Comparison of experimental and predicted values of Young’s modulus by modified Halpin–Tsai, Halpin–Tsai and rule of mixture

Table 5 shows the experimental and predicted values of Young’s modulus. It is clear from the tabulated values that the prediction error is reduced in the case of modified Halpin–Tsai model compared to ROM and Halpin–Tsai model.

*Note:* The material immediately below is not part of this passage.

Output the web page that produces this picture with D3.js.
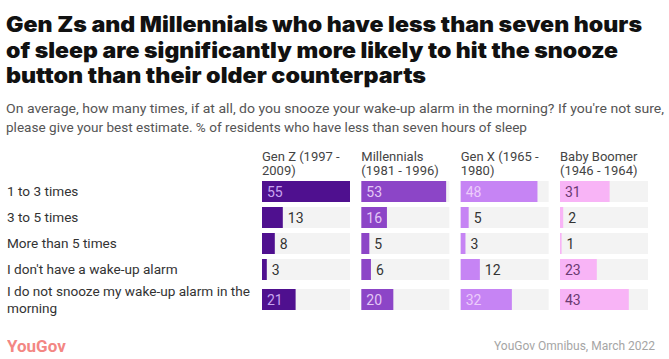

Table 5 Comparison between experimental and predictive (rule of mixture, Halpin–Tsai and modified Halpin–Tsai) Young’s modulus

4 Conclusions

A filament modification approach has been proposed for in situ nanocomposite development during FDM 3D printing process. It was found that modifying ABS filament with ABS/OMMT can alter the material properties of the 3D-printed parts. The microstructure and morphology of the nanocomposites showed evidence of nanocomposite formation. The fused network of polymer and OMMT developed during 3D printing contributed to the enhancement of thermal and dielectric properties of the nanocomposite. The presence of stiffer layered silicate improved Young’s modulus by 10.8% compared to the pristine polymer. The marginal increase in hardness and decrease in elongation at break were observed for the nanocomposite. The ionic nature of layered silicate provided addition polarization mechanism, thereby increasing the permittivity by 64%. Thermal stability of the nanocomposite was improved due to the restriction offered by OMMT particles on segmental motion of ABS chain. Glass transition temperature was also increased by 6.7°C compared to pristine ABS. The mesostructure of 3D-printed parts was utilized to modify the Halpin–Tsai composite model. It can be concluded that the filament modification of ABS polymer with ABS/OMMT can efficiently enhance the dielectric and thermal properties of the 3D-printed parts.